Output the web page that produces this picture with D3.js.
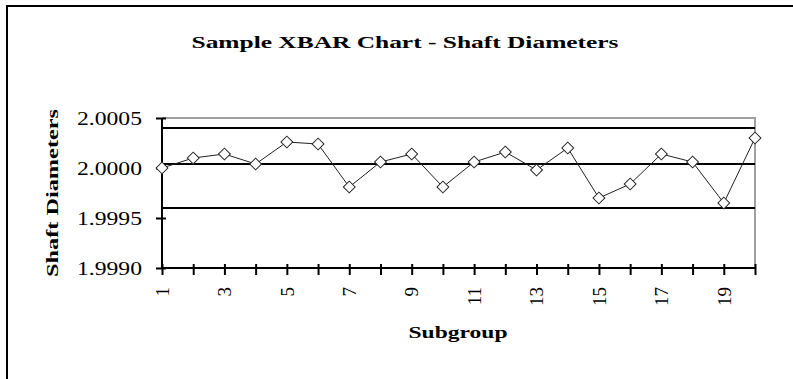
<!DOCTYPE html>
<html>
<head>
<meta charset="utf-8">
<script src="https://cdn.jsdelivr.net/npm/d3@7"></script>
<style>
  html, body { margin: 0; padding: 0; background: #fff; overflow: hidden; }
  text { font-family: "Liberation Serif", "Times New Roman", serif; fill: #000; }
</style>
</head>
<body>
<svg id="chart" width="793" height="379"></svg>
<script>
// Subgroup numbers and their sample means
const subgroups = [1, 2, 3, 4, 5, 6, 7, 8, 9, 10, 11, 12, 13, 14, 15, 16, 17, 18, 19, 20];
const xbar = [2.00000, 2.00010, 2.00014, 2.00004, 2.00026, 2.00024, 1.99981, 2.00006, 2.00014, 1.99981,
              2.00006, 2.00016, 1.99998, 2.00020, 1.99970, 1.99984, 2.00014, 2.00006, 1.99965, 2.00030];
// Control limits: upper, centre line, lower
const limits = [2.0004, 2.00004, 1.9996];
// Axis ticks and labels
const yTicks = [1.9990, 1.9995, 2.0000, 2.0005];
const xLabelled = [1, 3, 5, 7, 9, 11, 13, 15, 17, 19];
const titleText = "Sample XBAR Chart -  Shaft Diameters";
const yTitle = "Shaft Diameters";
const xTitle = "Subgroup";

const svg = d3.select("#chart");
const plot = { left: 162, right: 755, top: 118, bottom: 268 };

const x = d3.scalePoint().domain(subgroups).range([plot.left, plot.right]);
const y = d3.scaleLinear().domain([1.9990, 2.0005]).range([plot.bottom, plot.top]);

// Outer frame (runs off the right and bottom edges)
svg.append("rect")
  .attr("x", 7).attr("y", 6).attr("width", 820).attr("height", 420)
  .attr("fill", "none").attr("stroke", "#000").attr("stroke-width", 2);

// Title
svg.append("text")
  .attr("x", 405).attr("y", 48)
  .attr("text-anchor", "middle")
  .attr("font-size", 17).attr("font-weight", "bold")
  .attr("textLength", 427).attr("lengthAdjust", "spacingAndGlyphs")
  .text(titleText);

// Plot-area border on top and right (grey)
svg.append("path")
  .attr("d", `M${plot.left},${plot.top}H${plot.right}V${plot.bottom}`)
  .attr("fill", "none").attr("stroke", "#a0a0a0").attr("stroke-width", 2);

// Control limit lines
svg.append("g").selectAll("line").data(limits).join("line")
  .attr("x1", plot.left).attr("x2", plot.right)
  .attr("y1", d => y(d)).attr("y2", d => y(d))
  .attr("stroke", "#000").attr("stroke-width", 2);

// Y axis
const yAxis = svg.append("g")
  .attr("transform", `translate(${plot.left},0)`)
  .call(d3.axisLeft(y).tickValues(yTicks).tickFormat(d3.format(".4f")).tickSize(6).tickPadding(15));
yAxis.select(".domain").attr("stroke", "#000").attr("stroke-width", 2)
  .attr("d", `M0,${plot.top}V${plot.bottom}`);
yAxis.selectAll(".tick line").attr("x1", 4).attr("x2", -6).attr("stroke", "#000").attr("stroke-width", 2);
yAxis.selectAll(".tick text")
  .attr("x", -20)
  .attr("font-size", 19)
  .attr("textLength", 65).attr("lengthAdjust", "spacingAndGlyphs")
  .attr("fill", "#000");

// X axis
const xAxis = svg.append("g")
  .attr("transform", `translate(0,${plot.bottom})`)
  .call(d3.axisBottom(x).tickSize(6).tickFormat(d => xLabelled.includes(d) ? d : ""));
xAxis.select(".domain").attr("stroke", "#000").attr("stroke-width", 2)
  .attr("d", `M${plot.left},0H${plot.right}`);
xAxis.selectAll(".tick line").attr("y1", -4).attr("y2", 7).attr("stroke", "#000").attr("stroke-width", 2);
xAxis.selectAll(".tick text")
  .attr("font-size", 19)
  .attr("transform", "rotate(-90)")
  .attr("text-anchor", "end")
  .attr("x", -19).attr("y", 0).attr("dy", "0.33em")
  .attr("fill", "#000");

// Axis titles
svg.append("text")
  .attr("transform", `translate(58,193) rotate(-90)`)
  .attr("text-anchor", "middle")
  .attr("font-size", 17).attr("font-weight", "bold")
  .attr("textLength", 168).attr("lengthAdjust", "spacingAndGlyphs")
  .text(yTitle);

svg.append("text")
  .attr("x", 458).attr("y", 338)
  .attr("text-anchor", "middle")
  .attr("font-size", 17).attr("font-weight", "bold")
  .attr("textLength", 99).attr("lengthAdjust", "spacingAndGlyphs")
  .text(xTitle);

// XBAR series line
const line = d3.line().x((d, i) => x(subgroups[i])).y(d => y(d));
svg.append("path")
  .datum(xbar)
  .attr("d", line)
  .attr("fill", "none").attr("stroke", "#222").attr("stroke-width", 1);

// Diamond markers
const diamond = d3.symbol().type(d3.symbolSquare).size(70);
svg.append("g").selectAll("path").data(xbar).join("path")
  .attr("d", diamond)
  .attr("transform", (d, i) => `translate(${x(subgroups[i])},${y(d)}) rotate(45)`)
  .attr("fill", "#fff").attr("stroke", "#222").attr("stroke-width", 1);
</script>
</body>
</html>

- **STATED TASK**
Set down the material above as is, without any pictures.

- **RESULT**
Output the web page that produces this picture with D3.js.
<!DOCTYPE html>
<html>
<head>
<meta charset="utf-8">
<script src="https://cdn.jsdelivr.net/npm/d3@7"></script>
<style>
  html, body { margin: 0; padding: 0; background: #fff; overflow: hidden; }
  text { font-family: "Liberation Serif", "Times New Roman", serif; fill: #000; }
</style>
</head>
<body>
<svg id="chart" width="793" height="379"></svg>
<script>
// Subgroup numbers and their sample means
const subgroups = [1, 2, 3, 4, 5, 6, 7, 8, 9, 10, 11, 12, 13, 14, 15, 16, 17, 18, 19, 20];
const xbar = [2.00000, 2.00010, 2.00014, 2.00004, 2.00026, 2.00024, 1.99981, 2.00006, 2.00014, 1.99981,
              2.00006, 2.00016, 1.99998, 2.00020, 1.99970, 1.99984, 2.00014, 2.00006, 1.99965, 2.00030];
// Control limits: upper, centre line, lower
const limits = [2.0004, 2.00004, 1.9996];
// Axis ticks and labels
const yTicks = [1.9990, 1.9995, 2.0000, 2.0005];
const xLabelled = [1, 3, 5, 7, 9, 11, 13, 15, 17, 19];
const titleText = "Sample XBAR Chart -  Shaft Diameters";
const yTitle = "Shaft Diameters";
const xTitle = "Subgroup";

const svg = d3.select("#chart");
const plot = { left: 162, right: 755, top: 118, bottom: 268 };

const x = d3.scalePoint().domain(subgroups).range([plot.left, plot.right]);
const y = d3.scaleLinear().domain([1.9990, 2.0005]).range([plot.bottom, plot.top]);

// Outer frame (runs off the right and bottom edges)
svg.append("rect")
  .attr("x", 7).attr("y", 6).attr("width", 820).attr("height", 420)
  .attr("fill", "none").attr("stroke", "#000").attr("stroke-width", 2);

// Title
svg.append("text")
  .attr("x", 405).attr("y", 48)
  .attr("text-anchor", "middle")
  .attr("font-size", 17).attr("font-weight", "bold")
  .attr("textLength", 427).attr("lengthAdjust", "spacingAndGlyphs")
  .text(titleText);

// Plot-area border on top and right (grey)
svg.append("path")
  .attr("d", `M${plot.left},${plot.top}H${plot.right}V${plot.bottom}`)
  .attr("fill", "none").attr("stroke", "#a0a0a0").attr("stroke-width", 2);

// Control limit lines
svg.append("g").selectAll("line").data(limits).join("line")
  .attr("x1", plot.left).attr("x2", plot.right)
  .attr("y1", d => y(d)).attr("y2", d => y(d))
  .attr("stroke", "#000").attr("stroke-width", 2);

// Y axis
const yAxis = svg.append("g")
  .attr("transform", `translate(${plot.left},0)`)
  .call(d3.axisLeft(y).tickValues(yTicks).tickFormat(d3.format(".4f")).tickSize(6).tickPadding(15));
yAxis.select(".domain").attr("stroke", "#000").attr("stroke-width", 2)
  .attr("d", `M0,${plot.top}V${plot.bottom}`);
yAxis.selectAll(".tick line").attr("x1", 4).attr("x2", -6).attr("stroke", "#000").attr("stroke-width", 2);
yAxis.selectAll(".tick text")
  .attr("x", -20)
  .attr("font-size", 19)
  .attr("textLength", 65).attr("lengthAdjust", "spacingAndGlyphs")
  .attr("fill", "#000");

// X axis
const xAxis = svg.append("g")
  .attr("transform", `translate(0,${plot.bottom})`)
  .call(d3.axisBottom(x).tickSize(6).tickFormat(d => xLabelled.includes(d) ? d : ""));
xAxis.select(".domain").attr("stroke", "#000").attr("stroke-width", 2)
  .attr("d", `M${plot.left},0H${plot.right}`);
xAxis.selectAll(".tick line").attr("y1", -4).attr("y2", 7).attr("stroke", "#000").attr("stroke-width", 2);
xAxis.selectAll(".tick text")
  .attr("font-size", 19)
  .attr("transform", "rotate(-90)")
  .attr("text-anchor", "end")
  .attr("x", -19).attr("y", 0).attr("dy", "0.33em")
  .attr("fill", "#000");

// Axis titles
svg.append("text")
  .attr("transform", `translate(58,193) rotate(-90)`)
  .attr("text-anchor", "middle")
  .attr("font-size", 17).attr("font-weight", "bold")
  .attr("textLength", 168).attr("lengthAdjust", "spacingAndGlyphs")
  .text(yTitle);

svg.append("text")
  .attr("x", 458).attr("y", 338)
  .attr("text-anchor", "middle")
  .attr("font-size", 17).attr("font-weight", "bold")
  .attr("textLength", 99).attr("lengthAdjust", "spacingAndGlyphs")
  .text(xTitle);

// XBAR series line
const line = d3.line().x((d, i) => x(subgroups[i])).y(d => y(d));
svg.append("path")
  .datum(xbar)
  .attr("d", line)
  .attr("fill", "none").attr("stroke", "#222").attr("stroke-width", 1);

// Diamond markers
const diamond = d3.symbol().type(d3.symbolSquare).size(70);
svg.append("g").selectAll("path").data(xbar).join("path")
  .attr("d", diamond)
  .attr("transform", (d, i) => `translate(${x(subgroups[i])},${y(d)}) rotate(45)`)
  .attr("fill", "#fff").attr("stroke", "#222").attr("stroke-width", 1);
</script>
</body>
</html>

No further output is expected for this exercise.